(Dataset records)
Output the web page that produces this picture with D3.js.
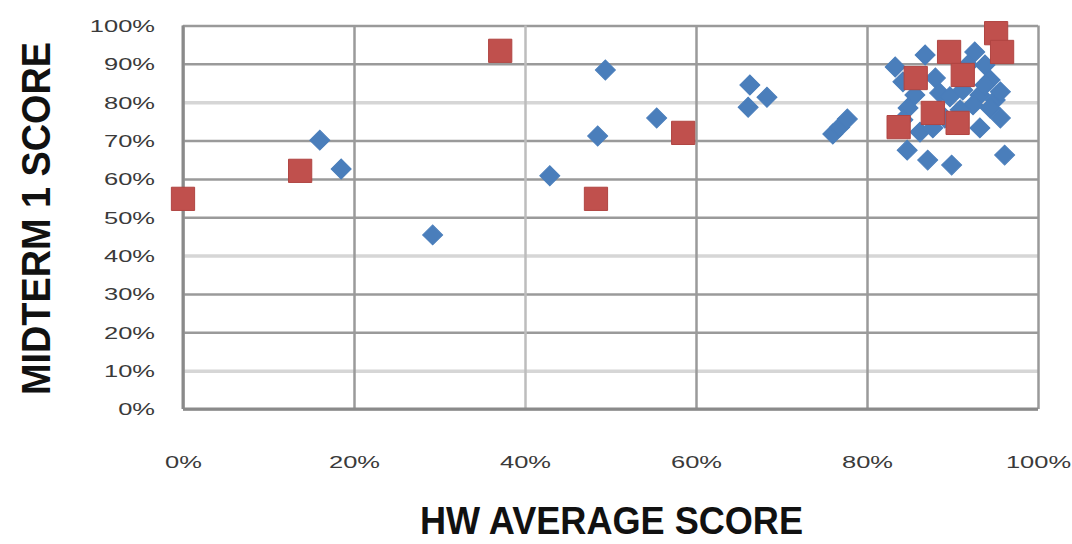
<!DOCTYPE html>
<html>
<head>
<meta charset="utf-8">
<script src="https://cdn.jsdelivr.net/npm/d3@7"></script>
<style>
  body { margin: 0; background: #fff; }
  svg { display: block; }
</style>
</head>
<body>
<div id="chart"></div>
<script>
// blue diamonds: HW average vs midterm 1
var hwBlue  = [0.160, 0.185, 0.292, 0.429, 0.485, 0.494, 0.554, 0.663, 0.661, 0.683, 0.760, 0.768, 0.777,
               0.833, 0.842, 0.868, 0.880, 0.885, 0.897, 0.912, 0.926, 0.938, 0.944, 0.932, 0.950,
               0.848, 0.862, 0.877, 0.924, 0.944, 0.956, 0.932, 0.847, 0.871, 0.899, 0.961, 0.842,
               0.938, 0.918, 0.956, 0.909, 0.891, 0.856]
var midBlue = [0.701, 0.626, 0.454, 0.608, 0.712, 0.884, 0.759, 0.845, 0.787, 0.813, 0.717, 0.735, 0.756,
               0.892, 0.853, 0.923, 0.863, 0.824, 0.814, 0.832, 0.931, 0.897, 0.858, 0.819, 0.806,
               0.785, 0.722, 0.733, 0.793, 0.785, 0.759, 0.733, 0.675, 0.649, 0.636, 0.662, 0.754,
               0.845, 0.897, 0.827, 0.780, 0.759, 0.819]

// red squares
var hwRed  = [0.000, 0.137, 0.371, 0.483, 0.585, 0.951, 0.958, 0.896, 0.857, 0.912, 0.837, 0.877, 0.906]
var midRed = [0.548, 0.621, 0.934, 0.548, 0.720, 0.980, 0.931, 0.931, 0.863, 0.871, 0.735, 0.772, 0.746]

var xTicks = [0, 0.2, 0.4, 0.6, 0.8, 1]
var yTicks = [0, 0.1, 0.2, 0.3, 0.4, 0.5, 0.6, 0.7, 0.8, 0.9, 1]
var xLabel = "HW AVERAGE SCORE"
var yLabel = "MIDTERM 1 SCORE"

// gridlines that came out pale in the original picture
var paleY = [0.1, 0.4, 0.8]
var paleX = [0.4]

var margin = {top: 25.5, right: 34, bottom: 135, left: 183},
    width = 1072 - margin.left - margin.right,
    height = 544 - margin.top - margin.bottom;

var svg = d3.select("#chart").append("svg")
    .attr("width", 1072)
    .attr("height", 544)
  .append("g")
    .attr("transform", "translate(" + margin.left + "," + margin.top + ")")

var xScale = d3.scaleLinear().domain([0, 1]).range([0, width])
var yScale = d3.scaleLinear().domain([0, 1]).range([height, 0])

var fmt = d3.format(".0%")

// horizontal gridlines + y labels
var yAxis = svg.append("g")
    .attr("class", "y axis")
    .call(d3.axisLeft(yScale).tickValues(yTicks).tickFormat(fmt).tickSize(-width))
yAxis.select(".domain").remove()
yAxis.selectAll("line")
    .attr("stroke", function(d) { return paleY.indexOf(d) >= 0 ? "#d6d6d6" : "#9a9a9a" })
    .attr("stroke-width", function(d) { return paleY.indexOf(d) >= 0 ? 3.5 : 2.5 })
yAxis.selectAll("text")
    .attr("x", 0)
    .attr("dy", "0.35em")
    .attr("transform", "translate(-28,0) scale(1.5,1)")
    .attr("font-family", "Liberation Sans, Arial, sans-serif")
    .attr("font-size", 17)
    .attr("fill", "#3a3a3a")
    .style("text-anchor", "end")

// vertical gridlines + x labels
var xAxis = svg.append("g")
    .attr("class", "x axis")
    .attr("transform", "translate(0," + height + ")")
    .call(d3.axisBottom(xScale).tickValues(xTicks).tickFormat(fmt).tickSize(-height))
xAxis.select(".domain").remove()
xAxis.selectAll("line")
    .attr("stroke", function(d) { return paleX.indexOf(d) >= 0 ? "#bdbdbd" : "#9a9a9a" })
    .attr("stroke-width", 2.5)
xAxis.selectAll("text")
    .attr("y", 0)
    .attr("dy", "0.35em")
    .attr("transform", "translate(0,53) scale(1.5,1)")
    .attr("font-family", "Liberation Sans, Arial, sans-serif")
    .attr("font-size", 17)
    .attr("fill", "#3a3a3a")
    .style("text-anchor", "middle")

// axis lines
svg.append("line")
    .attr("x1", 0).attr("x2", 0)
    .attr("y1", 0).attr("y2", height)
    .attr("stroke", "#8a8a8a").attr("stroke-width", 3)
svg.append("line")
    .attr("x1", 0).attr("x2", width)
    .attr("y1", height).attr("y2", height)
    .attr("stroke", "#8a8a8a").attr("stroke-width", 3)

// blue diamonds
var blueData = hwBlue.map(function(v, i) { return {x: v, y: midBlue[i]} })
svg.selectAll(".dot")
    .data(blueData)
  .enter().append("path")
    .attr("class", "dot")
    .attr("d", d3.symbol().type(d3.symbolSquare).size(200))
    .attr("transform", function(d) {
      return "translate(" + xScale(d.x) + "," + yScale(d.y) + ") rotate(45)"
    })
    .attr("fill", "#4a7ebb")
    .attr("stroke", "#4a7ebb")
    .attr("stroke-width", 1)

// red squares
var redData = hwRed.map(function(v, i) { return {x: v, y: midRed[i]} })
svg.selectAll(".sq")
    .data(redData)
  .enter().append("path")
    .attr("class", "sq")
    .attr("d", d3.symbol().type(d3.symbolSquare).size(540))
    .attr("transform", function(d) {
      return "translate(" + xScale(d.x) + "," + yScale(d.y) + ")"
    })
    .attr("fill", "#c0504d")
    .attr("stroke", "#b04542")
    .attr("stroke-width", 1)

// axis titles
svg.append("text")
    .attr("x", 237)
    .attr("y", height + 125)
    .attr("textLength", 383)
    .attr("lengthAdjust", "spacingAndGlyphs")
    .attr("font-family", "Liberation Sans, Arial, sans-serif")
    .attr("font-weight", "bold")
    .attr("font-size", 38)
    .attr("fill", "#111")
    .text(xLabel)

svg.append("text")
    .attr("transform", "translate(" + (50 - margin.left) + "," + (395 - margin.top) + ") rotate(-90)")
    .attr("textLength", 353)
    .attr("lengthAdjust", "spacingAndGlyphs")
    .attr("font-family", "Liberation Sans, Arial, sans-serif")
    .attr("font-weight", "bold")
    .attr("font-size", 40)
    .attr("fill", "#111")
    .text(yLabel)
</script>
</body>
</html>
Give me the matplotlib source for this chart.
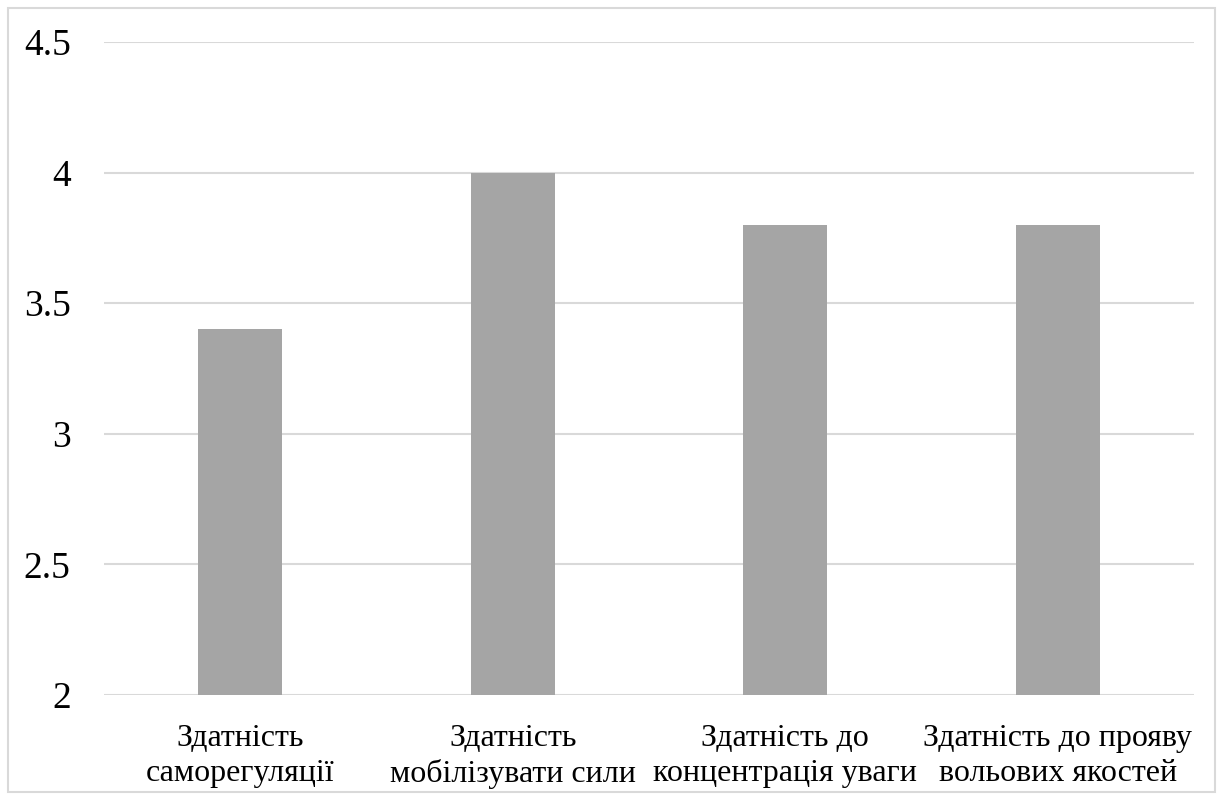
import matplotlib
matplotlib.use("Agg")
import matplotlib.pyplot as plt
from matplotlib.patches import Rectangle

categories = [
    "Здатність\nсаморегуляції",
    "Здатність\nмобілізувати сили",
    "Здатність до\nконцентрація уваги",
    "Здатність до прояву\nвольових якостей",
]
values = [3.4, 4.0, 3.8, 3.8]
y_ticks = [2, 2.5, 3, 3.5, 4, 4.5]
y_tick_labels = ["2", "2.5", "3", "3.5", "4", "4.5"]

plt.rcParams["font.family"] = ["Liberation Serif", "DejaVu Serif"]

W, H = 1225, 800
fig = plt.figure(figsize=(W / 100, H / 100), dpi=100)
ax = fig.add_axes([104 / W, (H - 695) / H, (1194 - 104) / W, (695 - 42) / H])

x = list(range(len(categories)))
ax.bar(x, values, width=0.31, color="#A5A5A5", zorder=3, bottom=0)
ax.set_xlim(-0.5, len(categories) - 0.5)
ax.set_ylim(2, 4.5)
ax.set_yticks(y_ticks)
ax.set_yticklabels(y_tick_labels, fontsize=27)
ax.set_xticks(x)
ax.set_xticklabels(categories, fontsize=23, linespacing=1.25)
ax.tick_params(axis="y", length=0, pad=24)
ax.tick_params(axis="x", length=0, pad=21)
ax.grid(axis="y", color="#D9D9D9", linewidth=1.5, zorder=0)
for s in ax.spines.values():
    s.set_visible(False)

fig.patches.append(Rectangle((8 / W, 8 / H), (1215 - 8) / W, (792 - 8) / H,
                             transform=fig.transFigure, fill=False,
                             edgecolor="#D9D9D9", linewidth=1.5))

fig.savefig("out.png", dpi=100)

(WORK TO DO)
From the first line of the entries above down to the line holding "0.845, 0.897, 0.827, 0.780, 0.759, 0.819]", quote each line exactly and nothing else, skipping pictures.

(EXPECTED ANSWER)
Output the web page that produces this picture with D3.js.
<!DOCTYPE html>
<html>
<head>
<meta charset="utf-8">
<script src="https://cdn.jsdelivr.net/npm/d3@7"></script>
<style>
  body { margin: 0; background: #fff; }
  svg { display: block; }
</style>
</head>
<body>
<div id="chart"></div>
<script>
// blue diamonds: HW average vs midterm 1
var hwBlue  = [0.160, 0.185, 0.292, 0.429, 0.485, 0.494, 0.554, 0.663, 0.661, 0.683, 0.760, 0.768, 0.777,
               0.833, 0.842, 0.868, 0.880, 0.885, 0.897, 0.912, 0.926, 0.938, 0.944, 0.932, 0.950,
               0.848, 0.862, 0.877, 0.924, 0.944, 0.956, 0.932, 0.847, 0.871, 0.899, 0.961, 0.842,
               0.938, 0.918, 0.956, 0.909, 0.891, 0.856]
var midBlue = [0.701, 0.626, 0.454, 0.608, 0.712, 0.884, 0.759, 0.845, 0.787, 0.813, 0.717, 0.735, 0.756,
               0.892, 0.853, 0.923, 0.863, 0.824, 0.814, 0.832, 0.931, 0.897, 0.858, 0.819, 0.806,
               0.785, 0.722, 0.733, 0.793, 0.785, 0.759, 0.733, 0.675, 0.649, 0.636, 0.662, 0.754,
               0.845, 0.897, 0.827, 0.780, 0.759, 0.819]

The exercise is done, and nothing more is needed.